Murray Bookchin's article stresses the fact that democracy constitutes the political dimension of anarchism and, as such, it is incompatible with individualistic and life-srtyle approaches, which do not explicitly pose the question of changing the institutions of existing society. After strongly criticising some libertarian currents which see democracy as a form of "rule", Bookchin summarises communalist politics as an authentic alternative to statecraft, in fact, as the only realistic approach that could lead to the remaking of society.

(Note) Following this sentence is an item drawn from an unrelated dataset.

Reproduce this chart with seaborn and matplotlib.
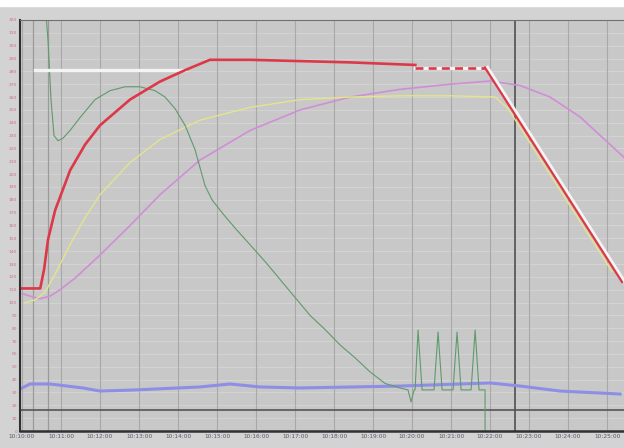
import numpy as np
import pandas as pd
import matplotlib
matplotlib.use("Agg")
import matplotlib.pyplot as plt
import seaborn as sns

# ---- data (time in s, value in deg) ----
red_t = [0, 28, 34, 40, 51, 74, 97, 120, 166, 212, 251, 289, 351, 428, 505, 605]
red_v = [111, 111, 126, 149, 172, 203, 223, 238, 258, 272, 281, 289, 289, 288, 287, 285]
red_dash_t = [605, 712]
red_dash_v = [283, 283]
red_fall_t = [712, 923]
red_fall_v = [283, 116]

white_t = [20, 251, np.nan, 605, 712, np.nan, 716, 927]
white_v = [281, 281, np.nan, 283, 283, np.nan, 283, 116]

green_t = [34, 40, 44.6, 49.2, 55.4, 63.1, 73.8, 89.2, 112.3, 135.4, 158.5, 181.5,
           204.6, 220, 235.4, 250.8, 266.2, 281.5, 292.3, 307.7, 327.7, 350.8,
           373.8, 396.9, 420, 443.1, 466.2, 489.2, 512.3, 535.4, 558.5, 581.5,
           593.8, 598.5, 603.1,
           604.6, 609.2, 615.4, 633.8, 640, 646.2, 663, 669.2, 675.4,
           690.8, 697, 703, 712.3, 712.3]
green_v = [343, 304, 258, 230, 226, 228, 234, 244, 258, 265, 268, 268,
           265, 260, 251, 238, 219, 191, 180, 170, 158, 145,
           132, 118, 104, 90, 79, 67, 57, 46, 37, 33.5,
           32, 22.6, 32,
           32, 78.6, 32, 32, 77, 32, 32, 77, 32,
           32, 78.6, 32, 32, -10]

yellow_t = [4.6, 20, 35.4, 50.8, 73.8, 96.9, 120, 166.2, 212.3, 273.8, 350.8,
            427.7, 504.6, 581.5, 658.5, 727.7, 747.7, 907.7]
yellow_v = [100, 102, 108, 122, 145, 166, 184, 209, 227, 242, 252,
            258, 260, 261, 261, 260, 251, 124]

pink_t = [0, 12.3, 27.7, 43.1, 58.5, 81.5, 120, 166.2, 212.3, 273.8, 350.8,
          427.7, 504.6, 581.5, 658.5, 720, 766.2, 812.3, 858.5, 904.6, 926.2]
pink_v = [107, 105, 103, 105, 110, 119, 137, 160, 184, 211, 234,
          250, 260, 266, 270, 272.5, 269, 260, 244.5, 223, 213]

blue_t = [0, 12.3, 43.1, 93.8, 120, 170.8, 273.8, 320, 366.2, 427.7, 581.5,
          720, 766.2, 827.7, 920]
blue_v = [33.5, 36.6, 36.6, 33.5, 31.1, 31.9, 34.3, 36.6, 34.3, 33.5, 35,
          37.4, 35, 31.1, 28.8]

x_ticks = list(range(0, 901, 60))
x_labels = [f"10:{10 + i:02d}:00" for i in range(len(x_ticks))]
y_ticks = list(range(0, 321, 10))

BG = "#c8c8c8"

fig = plt.figure(figsize=(6.24, 4.48), dpi=100)
fig.patch.set_facecolor("#d3d3d3")
fig.patches.append(plt.Rectangle((0, 0.986), 1, 0.014, transform=fig.transFigure,
                                 color="white", zorder=0))
ax = fig.add_axes([20 / 624, 17 / 448, 604 / 624, 411 / 448])
ax.set_facecolor(BG)

# grid
for yv in y_ticks:
    ax.axhline(yv, color="#d6d6d6", lw=0.6, zorder=0)
for xv in x_ticks:
    ax.axvline(xv, color="#a8a8a8", lw=0.8, zorder=0)
ax.axvline(17, color="#9a9a9a", lw=0.9, zorder=0)
ax.axvline(40, color="#9a9a9a", lw=0.9, zorder=0)
ax.axvline(758.5, color="#505050", lw=1.2, zorder=1)
ax.axhline(16.4, color="#555555", lw=1.2, zorder=1)

def draw(t, v, color, lw, **kw):
    df = pd.DataFrame({"t": t, "v": v})
    df["seg"] = df["v"].isna().cumsum()
    df = df.dropna()
    sns.lineplot(data=df, x="t", y="v", units="seg", estimator=None, sort=False,
                 color=color, lw=lw, ax=ax, **kw)

draw(blue_t, blue_v, "#8e8ee6", 2.2)
draw(pink_t, pink_v, "#d08ed6", 1.2)
draw(yellow_t, yellow_v, "#e4e48c", 1.0)
draw(green_t, green_v, "#5f9a6c", 0.8)
draw(white_t, white_v, "#f4f4f4", 2.4)
draw(red_t, red_v, "#dc3848", 1.9)
draw(red_dash_t, red_dash_v, "#dc3848", 1.9, linestyle=(0, (3, 2)))
draw(red_fall_t, red_fall_v, "#dc3848", 1.6)

ax.set_xlim(-3.1, 926)
ax.set_ylim(0, 320)
ax.set_xticks(x_ticks)
ax.set_xticklabels(x_labels, fontsize=4.2, color="#5a5a6a")
ax.set_yticks(y_ticks)
ax.set_yticklabels([str(v) for v in y_ticks], fontsize=3.2, color="#d07088")
ax.tick_params(length=0, pad=2)
ax.set_xlabel("")
ax.set_ylabel("")
for s in ["right"]:
    ax.spines[s].set_visible(False)
ax.spines["top"].set_color("#707070")
ax.spines["left"].set_color("#303030")
ax.spines["left"].set_linewidth(1.5)
ax.spines["bottom"].set_color("#303030")
ax.spines["bottom"].set_linewidth(1.8)

fig.savefig("out.png", dpi=100, facecolor=fig.get_facecolor())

Cornelius Castoriadis discusses the real meaning and significance of democracy in connection with the project of autonomy. In the process, he clearly differentiates between, on the one hand, today's "liberal oligarchies" that pass as "democracies" and, on the other, the classical meaning of democracy. Implicit in this discussion is the fundamental Castoriadian tenet that democracy is only possible as a regime of self-determination and not just as a set of democratic procedures within a heteronomous society, as Habermas and civil societarians claim. In other words, no democracy can survive, unless it involves institutions which are compatible with the functioning of "truly" democratic procedures. Therefore, the condition for the maintenance of democratic procedures is the existence of social institutions which form democratic citizens

The aim of my (Takis Fotopoulos) contribution to the discussion is twofold. First, to show the incompatibility of democracy with both the market economy and state socialism. Second, to attempt to develop a new conception of democracy, appropriate to today's conditions. This leads to an examination of the necessary conditions for democracy which are defined in terms of direct democracy, economic democracy, community and confederalism. In the process, some important questions are discussed which refer to the nature of democracy as a kind of "rule" that involves a "tyranny of the majority", democracy's promise for a better relationship to Nature than that implied by the market economy and state socialism and, finally, the vexed question of how we move from "here" to "there".

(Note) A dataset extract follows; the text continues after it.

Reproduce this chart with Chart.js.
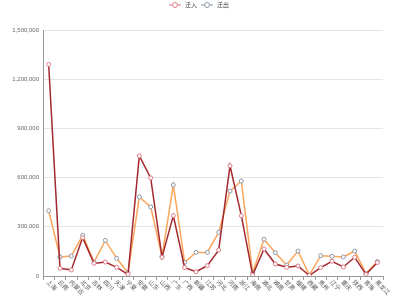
<!DOCTYPE html>
<html lang="zh">
<head>
  <meta charset="UTF-8" />
  <title>迁入 / 迁出</title>
  <script src="https://cdn.jsdelivr.net/npm/chart.js"></script>
  <style>
    body { margin: 0; background: #fff; }
    #wrap { width: 400px; height: 300px; }
  </style>
</head>
<body>
  <div id="wrap"><canvas id="chart" width="400" height="300"></canvas></div>

  <script>
    // provinces, sorted as in the source
    const provinces = ['上海', '云南', '内蒙古', '北京', '吉林', '四川', '天津', '宁夏', '安徽', '山东',
      '山西', '广东', '广西', '新疆', '江苏', '河北', '河南', '浙江', '海南', '湖北',
      '湖南', '甘肃', '福建', '西藏', '贵州', '辽宁', '重庆', '陕西', '青海', '黑龙江'];

    const seriesNames = ['迁入', '迁出'];

    const inflow = [1290000, 47000, 37000, 234000, 77000, 85000, 53000, 10000, 732000, 598000,
      115000, 368000, 51000, 26000, 63000, 158000, 672000, 368000, 6000, 165000,
      73000, 53000, 61000, 3000, 51000, 90000, 55000, 114000, 10000, 82000];

    const outflow = [398000, 116000, 122000, 248000, 85000, 217000, 108000, 20000, 482000, 421000,
      120000, 555000, 83000, 144000, 144000, 266000, 518000, 579000, 20000, 224000,
      142000, 67000, 152000, 5000, 124000, 120000, 116000, 152000, 15000, 88000];

    const yMax = 1500000;
    const yStep = 300000;

    const lineColors = ['#a3282f', '#fba65b'];
    const pointColors = ['#e07b86', '#8d99a8'];

    // rotated category labels + legend drawn by hand
    const extras = {
      id: 'extras',
      afterDraw(chart) {
        const ctx = chart.ctx;
        const x = chart.scales.x;
        ctx.save();
        ctx.fillStyle = '#555';
        ctx.font = '6px "Noto Sans CJK SC"';
        ctx.textAlign = 'left';
        ctx.textBaseline = 'middle';
        provinces.forEach((p, i) => {
          const px = x.getPixelForValue(i);
          ctx.save();
          ctx.translate(px - 1, x.top + 5);
          ctx.rotate(Math.PI / 4);
          ctx.fillText(p, 0, 0);
          ctx.restore();
        });

        // legend
        let lx = 169;
        const ly = 5;
        seriesNames.forEach((name, i) => {
          ctx.strokeStyle = pointColors[i];
          ctx.lineWidth = 1;
          ctx.beginPath();
          ctx.moveTo(lx, ly);
          ctx.lineTo(lx + 12, ly);
          ctx.stroke();
          ctx.beginPath();
          ctx.arc(lx + 6, ly, 2.5, 0, Math.PI * 2);
          ctx.fillStyle = '#fff';
          ctx.fill();
          ctx.stroke();
          ctx.fillStyle = '#444';
          ctx.font = '6px "Noto Sans CJK SC"';
          ctx.fillText(name, lx + 16, ly);
          lx += 32;
        });
        ctx.restore();
      }
    };

    new Chart(document.getElementById('chart').getContext('2d'), {
      type: 'line',
      data: {
        labels: provinces,
        datasets: [inflow, outflow].map((d, i) => ({
          label: seriesNames[i],
          data: d,
          borderColor: lineColors[i],
          borderWidth: 1.5,
          pointBackgroundColor: '#fff',
          pointBorderColor: pointColors[i],
          pointBorderWidth: 1,
          pointRadius: 2,
          tension: 0,
          fill: false
        }))
      },
      options: {
        responsive: false,
        animation: false,
        layout: { padding: { top: 30, right: 17, left: 0, bottom: 0 } },
        plugins: { legend: { display: false }, tooltip: { enabled: false } },
        scales: {
          x: {
            offset: true,
            grid: { offset: true, drawOnChartArea: false, tickLength: 4, color: '#999' },
            border: { color: '#999' },
            ticks: { display: false },
            afterFit(s) { s.height = 24; }
          },
          y: {
            min: 0,
            max: yMax,
            ticks: {
              stepSize: yStep,
              color: '#666',
              padding: 4,
              font: { size: 6, family: 'Arial' },
              callback: v => v.toLocaleString('en-US')
            },
            grid: { color: '#e4e4e4', drawTicks: false },
            border: { color: '#999' },
            afterFit(s) { s.width = 43; }
          }
        }
      },
      plugins: [extras]
    });
  </script>
</body>
</html>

Thomas Martin's article is a powerful critique of sovereignty as the sine qua non of the modern nation-sate --including the "democratc" state, where power has been simply relocated in a representative assembly. However, one can raise serious reservations about the "happy ending" that emerges from the article's reading of present trends. The fact that the nation-state's sovereignty, especially economic sovereignty, is indeed ending within the context of a market economy which-- for the first time in its two centuries history-- has become truly internationalised, does not necessarily mean the end of sovereignty itself. In other words, an alternative reading of the present trends suggests that the nation-state's sovereignty is today being replaced by two new types of sovereignty. First, market sovereignty, in the sense that it is the market which today effectively defines human rights and who can really exercise them. Second, supra-national sovereignty, in the sense that today political and economic power is concentrated at the supra-national level of new inter-state organisations (like the European Commission) on the one hand and of the emerging city-regional network, on the other. The implication of such a reading of present trends is that true democracy can not just come about as a result of some kind of evolution resulting from these trends, but as the outcome of a determined long struggle to set up new political and economic structures ruling out any kind of sovereignty.

Finally, William McKersher, offering a powerful critique of liberal representative democracy and its philosophical basis in the work of JS Mill, correctly stresses that democracy without equality is just the substitution of one form of illegitimate authority for another. Still, one may argue that the concepts of Politics and democracy in terms of "rule" that the author uses, in effect, constraint the entire debate to one of a choice between individual freedom versus community freedom. However, the thesis could be put forward that an alternative definition of freedom in terms of individual and collective autonomy, and of democracy as the collective expression of autonomy (which rules out both ruling and being ruled) could have helped in transcending some of the traditional constraints in libertarian thinking. This is particularly so, when such constraints lead to impractical, and I would say non-desirable, conceptions of democracy which presuppose "some form of societal consensus, or conformity to a unity of ends".